Es cierto que los vecinos viven una crisis desde hace muchos años. La elección de Javier Milei en noviembre de 2023 fue una de sus consecuencias. Hartos de todo lo demás, de la corrupción y una inflación que se devoraba los salarios en pocos días, los argentinos eligieron al outsider de discurso incendiario, que proponía una revolución liberal, el fin de la casta, déficit fiscal cero y “domar” la inflación (un verbo que sus seguidores usan insistentemente en las redes, lo que ya indica el ánimo que los entusiasma).
Hay un momento, sin embargo, en que los acting estrafalarios y la verborrea agresiva deben guardarse en el clóset para hacer, ni más ni menos, que lo único que sostiene a un gobierno y le permite mantener su hoja de ruta: política, apego a las instituciones, respeto por la opinión pública y una dosis de sensibilidad, perfectamente compatible con los principios de la libertad.
Es cierto que Milei ha cumplido varias de sus promesas. La inflación ha bajado del 200% cuando recibió el mandato a cerca de 30% en el último año. Puso fin a la entrega de subsidios sociales a los “punteros” —que recortaban una tajada— y hoy se asignan directamente. Y la pobreza, aunque sigue siendo escandalosamente alta, ha caído de manera significativa en el último año. Y por esas razones mantiene una aprobación sobre el 40%.
Pero nada de eso es suficiente si el ajuste fiscal afecta a millones de personas. Cuando la paciencia social empezaba a agotarse, en lugar de ampliar sus alianzas y balancear una alta autoestima con algo de modestia, Javier Milei ha dinamitado sus relaciones políticas.

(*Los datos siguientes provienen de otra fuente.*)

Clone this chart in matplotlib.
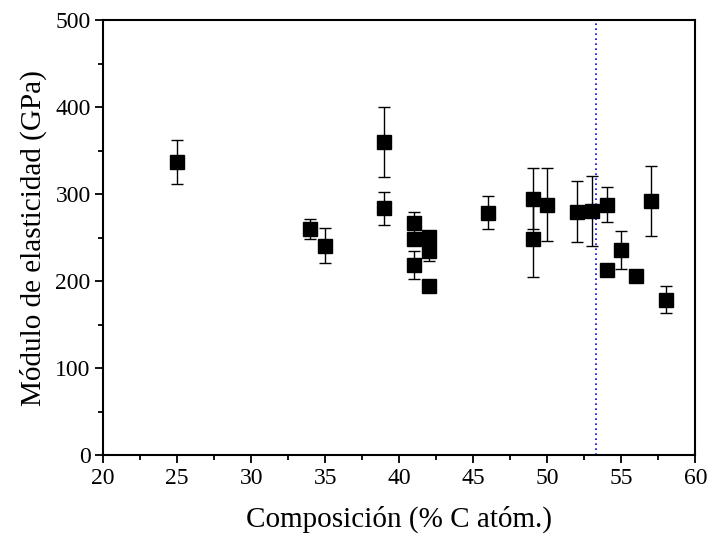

Se peleó con su vicepresidenta, Victoria Villarruel, a la que niega incluso el saludo institucional; califica de “ratas asquerosas” y “liliputienses” a quienes plantean diferencias con sus decisiones, y “ensobrados” a los periodistas que escrutan, critican o informan sobre eventuales casos de corrupción en su gobierno.
Milei nunca tuvo mayoría propia en el Congreso, pero contaba con los parlamentarios del PRO y un sector de los radicales, que respaldaron incluso sus reformas más impopulares. Hasta que optó por humillar al macrismo en las elecciones de la Ciudad de Buenos Aires; someterlos en la siguiente elección a una lista con el nombre y colores de su partido, La Libertad Avanza, y abrir competencias para amenazar a quienes respaldaban públicamente sus políticas.
El peronismo se soba las manos y la calle ha vuelto a ser protagonista. El gobierno, lejos de apaciguar los ánimos, responde apelando a la épica de la batalla cultural. La advertencia implícita que transmite su entorno más fiel al resto es la obediencia o ser lanzados a la esquina de los enemigos.
No ha sido buena idea erigirse desde la pureza inflexible, la descalificación moral y el monopolio de la valentía para confrontar con los adversarios. Un ánimo que ronda también en la elección presidencial de Chile. Y estamos viendo sus resultados en tiempo real al otro lado de la cordillera.